Dingo really did snatch a 9-week old baby

National Geographic photo by Jason Edwards
It took four inquests, untold number of tears, several years in prison at hard labor for the mother, and more than two decades for the truth to finally hold sway over this case. In 1980 a wild dog snatched a baby from a family's camp in the wilds of Australia. Both the mother and the father asserted repeatedly that a dingo had taken the baby, but the baby's clothes found in the desert were unmarred which led to the belief the mother had made it look like a dog attack.

Is it reasonable to automatically assume family attacks family?

Gary Chapman said in his book, The Five Languages of Love that we are more courteous to strangers than we are to our most beloved. Well, maybe. I grew up in a Christian home, and we were courteous to each other, but my sister and I could have some of the most violent fights. Oh, not where bruises were exchanged, but hair pulling, snarls, and damage to property did. (I'm so glad that I didn't have those kinds of losses of self-control later in life--until the monster Menopause came visit me.) However, let anyone ever take a poke either verbally or physically at my sister and that brought out the momma bear in me. Family members will trade verbal barbs and perhaps a few arrows, but rarely do bullets, knives or hatchets become physical weapons of choice.
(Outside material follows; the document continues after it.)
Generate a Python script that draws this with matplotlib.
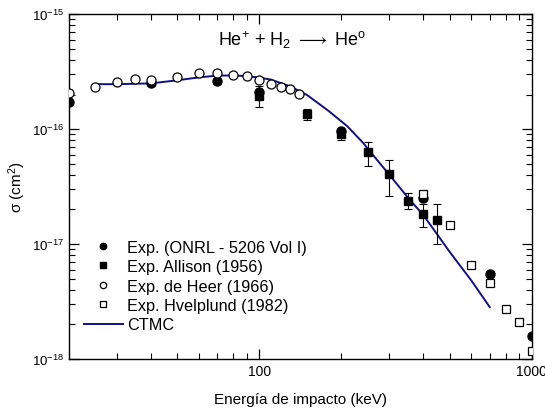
import numpy as np
import matplotlib.pyplot as plt
from matplotlib.ticker import LogLocator, NullFormatter, FixedLocator, FixedFormatter

plt.rcParams['font.family'] = ['Liberation Sans', 'DejaVu Sans']
plt.rcParams['mathtext.fontset'] = 'custom'
plt.rcParams['mathtext.rm'] = 'Liberation Sans'
plt.rcParams['mathtext.it'] = 'Liberation Sans:italic'
plt.rcParams['axes.unicode_minus'] = False

# Exp. (ONRL - 5206 Vol I)
onrl_E = [20, 40, 70, 100, 200, 400, 700, 1000]
onrl_s = [1.72e-16, 2.51e-16, 2.61e-16, 2.1e-16, 0.97e-16, 2.51e-17, 5.5e-18, 1.58e-18]

# Exp. Allison (1956)
alli_E = [100, 150, 200, 250, 300, 350, 400, 450]
alli_s = [1.95e-16, 1.35e-16, 0.9e-16, 6.3e-17, 4.07e-17, 2.37e-17, 1.82e-17, 1.62e-17]
alli_up = [2.37e-16, 1.49e-16, 1.0e-16, 7.7e-17, 5.37e-17, 2.8e-17, 2.24e-17, 2.24e-17]
alli_lo = [1.55e-16, 1.2e-16, 0.8e-16, 4.77e-17, 2.62e-17, 2.0e-17, 1.4e-17, 1.0e-17]

# Exp. de Heer (1966)
heer_E = [20, 25, 30, 35, 40, 50, 60, 70, 80, 90, 100, 110, 120, 130, 140]
heer_s = [2.06e-16, 2.32e-16, 2.56e-16, 2.72e-16, 2.66e-16, 2.83e-16, 3.07e-16,
          3.07e-16, 2.95e-16, 2.89e-16, 2.66e-16, 2.46e-16, 2.32e-16, 2.22e-16, 2.04e-16]

# Exp. Hvelplund (1982)
hvel_E = [400, 500, 600, 700, 800, 900, 1000]
hvel_s = [2.72e-17, 1.46e-17, 6.6e-18, 4.57e-18, 2.73e-18, 2.1e-18, 1.17e-18]

# CTMC
ctmc_E = [25, 30, 40, 50, 60, 70, 80, 90, 100, 110, 130, 150, 180, 210, 240, 270,
          300, 350, 400, 500, 600, 700]
ctmc_s = [2.46e-16, 2.46e-16, 2.5e-16, 2.66e-16, 2.82e-16, 2.92e-16, 2.93e-16, 2.89e-16,
          2.8e-16, 2.7e-16, 2.35e-16, 1.97e-16, 1.43e-16, 1.06e-16, 7.6e-17, 5.4e-17,
          4.0e-17, 2.55e-17, 1.78e-17, 8.5e-18, 4.8e-18, 2.83e-18]

fig = plt.figure(figsize=(5.45, 4.10), dpi=100)
ax = fig.add_axes([0.1266, 0.122, 0.8494, 0.841])

ax.plot(ctmc_E, ctmc_s, '-', color='#10108a', lw=1.4, label='CTMC', zorder=2)

s = np.array(alli_s)
yerr = [s - np.array(alli_lo), np.array(alli_up) - s]
ax.errorbar(alli_E, alli_s, yerr=yerr, fmt='none', ecolor='black', elinewidth=0.8,
            capsize=3, capthick=0.8, zorder=3)
ax.plot(onrl_E, onrl_s, 'o', color='black', ms=6.5, ls='none', zorder=4,
        label='Exp. (ONRL - 5206 Vol I)')
ax.plot(alli_E, alli_s, 's', color='black', ms=5.5, ls='none', zorder=4,
        label='Exp. Allison (1956)')
ax.plot(heer_E, heer_s, 'o', mfc='white', mec='black', mew=0.9, ms=6.5, ls='none', zorder=4,
        label='Exp. de Heer (1966)')
ax.plot(hvel_E, hvel_s, 's', mfc='white', mec='black', mew=0.9, ms=5.5, ls='none', zorder=4,
        label='Exp. Hvelplund (1982)')

ax.set_xscale('log')
ax.set_yscale('log')
ax.set_xlim(20, 1000)
ax.set_ylim(1e-18, 1e-15)

ax.xaxis.set_major_locator(FixedLocator([100, 1000]))
ax.xaxis.set_major_formatter(FixedFormatter(['100', '1000']))
ax.xaxis.set_minor_locator(LogLocator(base=10, subs=np.arange(2, 10)))
ax.xaxis.set_minor_formatter(NullFormatter())
ax.yaxis.set_major_locator(FixedLocator([1e-18, 1e-17, 1e-16, 1e-15]))
ax.yaxis.set_major_formatter(FixedFormatter([r'$10^{\mathregular{-18}}$', r'$10^{\mathregular{-17}}$',
                                             r'$10^{\mathregular{-16}}$', r'$10^{\mathregular{-15}}$']))
ax.yaxis.set_minor_locator(LogLocator(base=10, subs=np.arange(2, 10), numticks=10))
ax.yaxis.set_minor_formatter(NullFormatter())

ax.tick_params(which='both', direction='in', top=True, right=True, labelsize=10)
ax.tick_params(axis='y', labelsize=9.5)
ax.tick_params(which='major', length=7, width=0.9)
ax.tick_params(which='minor', length=4, width=0.8)
for sp in ax.spines.values():
    sp.set_linewidth(1.0)

ax.set_xlabel('Energía de impacto (keV)', fontsize=11, labelpad=10)
ax.set_ylabel(r'σ (cm$^{2}$)', fontsize=11)
ax.yaxis.set_label_coords(-0.088, 0.5)

ax.text(0.482, 0.928, r'He$^{+}$ + H$_{2}$ $\longrightarrow$ He$^{\mathrm{o}}$', transform=ax.transAxes,
        ha='center', va='center', fontsize=13)

h, l = ax.get_legend_handles_labels()
order = [1, 2, 3, 4, 0]
leg = ax.legend([h[i] for i in order], [l[i] for i in order], loc='lower left',
                bbox_to_anchor=(0.0, 0.035), frameon=False, fontsize=11.7,
                handlelength=2.4, handletextpad=0.3, labelspacing=0.27, markerscale=0.7)

fig.savefig('out.png', dpi=100)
In 2010 statistics released by the FBI Uniform Crime Reports show the victim/offender relationship was by far the highest in the form of acquaintance and friend. The lowest was sister to sister. The highest within the family was the husband murdering his wife. Of all the known to police murders of infants in 2010 (186) it was less than 1% (.0143) of all homicides. That means the likelihood a parent would murder his/her infant son or daughter is far less than it being committed by an acquaintance or friend. Bear in mind that accidents are not included here so we can't run the full equation to a definitive conclusion.

To me, this means that the assumption that a lot of police officers and officers of the court make that husband/wife, or any other familial relationship committing the murder is far less than 1% here in the U.S.

The fact this crime took more than two decades to be solved as an accident is so sad to me. So often people jump to conclusions, and assume things without gathering all the facts. Since the baby's coat was found next to a dingo's den and was mauled considerably which explains why the baby's other clothes were more pristine, why would it take so incredibly long for the truth of a fatal attack by a wild dog to be concluded?

Proverbs 3:7  Don't assume that you know it all. Run to GOD! Run from evil!

1 Corinthians 4:5  So don't get ahead of the Master and jump to conclusions with your judgments before all the evidence is in. When he comes, he will bring out in the open and place in evidence all kinds of things we never even dreamed of--inner motives and purposes and prayers. Only then will any one of us get to hear the "Well done!" of God.

Proverb 25:8  Don't jump to conclusions--there may be a perfectly good explanation for what you just saw.

I am not saying that circumstantial evidence should not be used or considered. After all, what would you conclude if you found cookie crumbs in your children's bed and they had chocolate smeared faces?